Odissi dance– The last stop on the walk was at an internationally famous but locally based odissi dancer’s home cum dance school. Our host odissi teacher had her students give an awe enthralling dance performance. As an introduction to the dance, our host odissi dance teacher beautifully captured this classical dance by the phrase “An art form where frozen temple sculptures come to live.” She went on to explain what an “Abinaya” was; which is a dance set to a poem and “Pallavi”, which is, a pure dance (nritta) set to music/melody (raaga).

Focus on Islamic rulers:

The only constructive feedback I have for the walk organizers is to be little mindful of how they portray history and the effect their words may have on the general public. The guide mentioned early on how the temples of Orissa were looted and misused by earlier rulers of the country.

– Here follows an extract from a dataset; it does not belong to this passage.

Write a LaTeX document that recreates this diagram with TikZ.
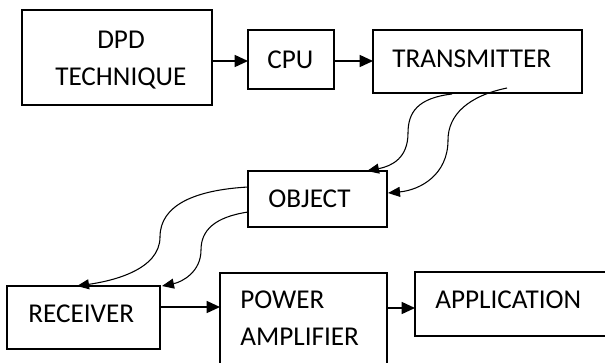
\documentclass[tikz,border=0pt]{standalone}
\usepackage{fontspec}
\setmainfont{Carlito}
\usetikzlibrary{arrows.meta,calc}
\newcommand\pxu{0.75pt}
\tikzset{
  blk/.style n args={2}{draw, line width=1.1pt, rectangle, inner sep=0pt, outer sep=0pt,
     anchor=north west, minimum width={#1*\pxu}, minimum height={#2*\pxu}},
  lbl/.style={inner sep=0pt, anchor=base west, font=\fontsize{20.4}{24}\selectfont},
  arr/.style={line width=1.1pt, -{Triangle[length=10pt,width=9pt]}},
  wave/.style={line width=0.8pt, -{Triangle[length=9pt,width=7.5pt]}}
}
\begin{document}
\begin{tikzpicture}[x=0.75pt,y=-0.75pt]
\useasboundingbox (0,0) rectangle (605,362);
\clip (0,0) rectangle (605,362);
% boxes
\node[blk={190}{95}] (dpd) at (22,10) {};
\node[blk={86}{59}] (cpu) at (248,30) {};
\node[blk={209}{63}] (tx) at (373,30) {};
\node[blk={139}{56}] (obj) at (248,171) {};
\node[blk={153}{63}] (rx) at (7,286) {};
\node[blk={167}{100}] (pa) at (220,273) {};
\node[blk={200}{64}] (app) at (415,272) {};
% texts
\node[lbl] (dpdA) at (97,48) {DPD};
\node[lbl] (dpdB) at (55,85) {TECHNIQUE};
\node[lbl] (cpuT) at (267,68) {CPU};
\node[lbl] (txT) at (392,67) {TRANSMITTER};
\node[lbl] (objT) at (268,207) {OBJECT};
\node[lbl] (rxT) at (28,322) {RECEIVER};
\node[lbl] (paA) at (240,308) {POWER};
\node[lbl] (paB) at (240,345) {AMPLIFIER};
\node[lbl] (appT) at (435,308) {APPLICATION};
% straight arrows
\draw[arr] ($(dpd.north east)+(0,51)$) -- ($(cpu.north west)+(0,31)$);
\draw[arr] ($(cpu.north east)+(0,31)$) -- ($(tx.north west)+(0,31)$);
\draw[arr] ($(rx.north east)+(0,21)$) -- ($(pa.north west)+(0,34)$);
\draw[arr] ($(pa.north east)+(0,35)$) -- ($(app.north west)+(0,36)$);
% wavy connectors
\coordinate (t1) at ($(tx.south west)+(79,1)$);
\coordinate (t2) at ($(tx.south west)+(134,-5)$);
\coordinate (o1) at ($(obj.north west)+(119,0)$);
\coordinate (o2) at ($(obj.north east)+(1,22)$);
\coordinate (o3) at ($(obj.north west)+(0,16)$);
\coordinate (o4) at ($(obj.north west)+(0,41)$);
\coordinate (r1) at ($(rx.north west)+(70,0)$);
\coordinate (r2) at ($(rx.north west)+(155,0)$);
\draw[wave] (t1) .. controls (418,98) and (408,112) .. (408,133)
  .. controls (408,158) and (392,166) .. (o1);
\draw[wave] (t2) .. controls (468,96) and (448,115) .. (448,140)
  .. controls (448,175) and (420,190) .. (o2);
\draw[wave] (o3) .. controls (195,190) and (160,205) .. (160,237)
  .. controls (160,270) and (112,281) .. (r1);
\draw[wave] (o4) .. controls (215,217) and (201,230) .. (201,250)
  .. controls (201,272) and (182,282) .. (r2);
\end{tikzpicture}
\end{document}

But instead of stopping there, they specified islamic rulers and went on to describe a bunch of negative activities that was carried on in those days. I would have preferred if they left it at ‘former rulers’ instead of former islamic rulers. What is the point of bringing religion into the description when the bad acts committed were committed by the people just because they where bad people; not because they belonged to a certain religion. For example, when we refer to the heinous crimes committed in India by the British during their stay we don’t specify former christian rulers. We are all already very acutely aware of the religious tensions in the country; why do anything-even if it’s a simple repetition of history’ to fan and aggravate those tensions?

Overall, i really enjoyed the walk and would recommend it to all- tourists and locals. Go experience the temple city in the most beautiful way possible.